Publishing true new will defend newspapers against libel charges.
Women’s early role as publishers – earlier colonial women printers such as Anna Zenger,
usually belonged to printing families that trained wives and daughters to print. By the
American revolution, only 14 women were printers in the colonies. Elizabeth Timothy
became editor of the weekly South Carolina Gazette, when her husband died. Elizabeth
and her son peter ran the business together until 1746 when Peter took over formally.
Birth of the partisan press – colonies were dissatisfied under british rule, newspapers
became a political tool that fostered colonial independence.
The Stamp Act – Publishers were taxed halfpenny for half sheet and a penny for full
sheet. Advertisements were also taxed. Colonies fought the Act along side even the
british loyalists.
-the Act was repealed in 1766, march 18th.
The Alien and Sedition Laws
-journalists often used newspapers to oppose new government. The alien and
sedition laws passed by congress in 1798 were the first attempt to control the
critics.
-“anyone who shall write, print, or publish false, scandalous and malicious
writing(s) against the government of united states could be fined up to $2000 and
2 years in jail”
-The laws expired after 2 years and were no renewed. American independent press
continued to confront government’s desire to restrain critcism.
Technology Helps Newspapers Reach New audiences:
-New printing technology meant newspapers could reach a wider audience faster
than before.
Frontier Journalism:
-Gold and silver attracted people to the West of America, they needed newspapers.
Indian Gazette, Texas Gazette, etc were ready to meet that need.
-The telegraph invention aided newspapers by moving news easily from coast to
coast.
-The most celebrated journalist was Samuel Clemens, who traveled to Nevada in
1861 prospecting for silver. Open land attracted a lot of journalists.

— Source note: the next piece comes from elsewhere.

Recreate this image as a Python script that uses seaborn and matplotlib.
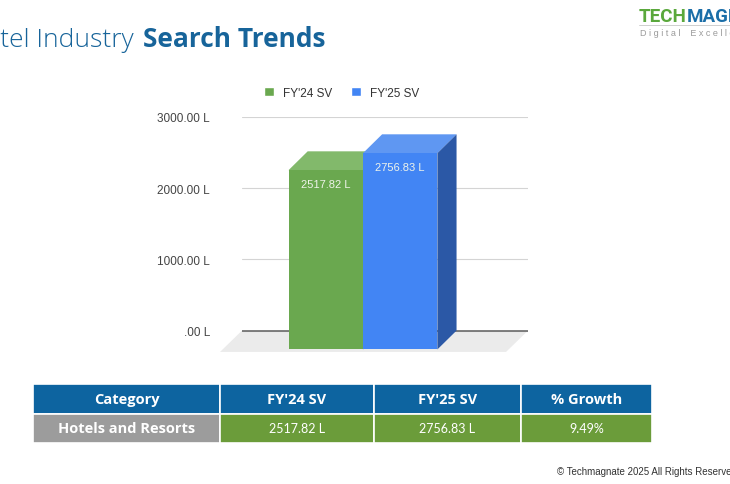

-Clemens was employed by Virginia city’s Territorial Enterprise, largest paper
business in the area for 25 dollars a week. He signed his name as ‘Mark Twain’.
Ethnic and Native American Newspapers:
-Early 1800s, many newspapers tried to cater to ethnic and cultural interests. There
were Spanish editions and German too.
-Spanish and German immigrants used their newspapers to create a sense of
community and ethnic identity.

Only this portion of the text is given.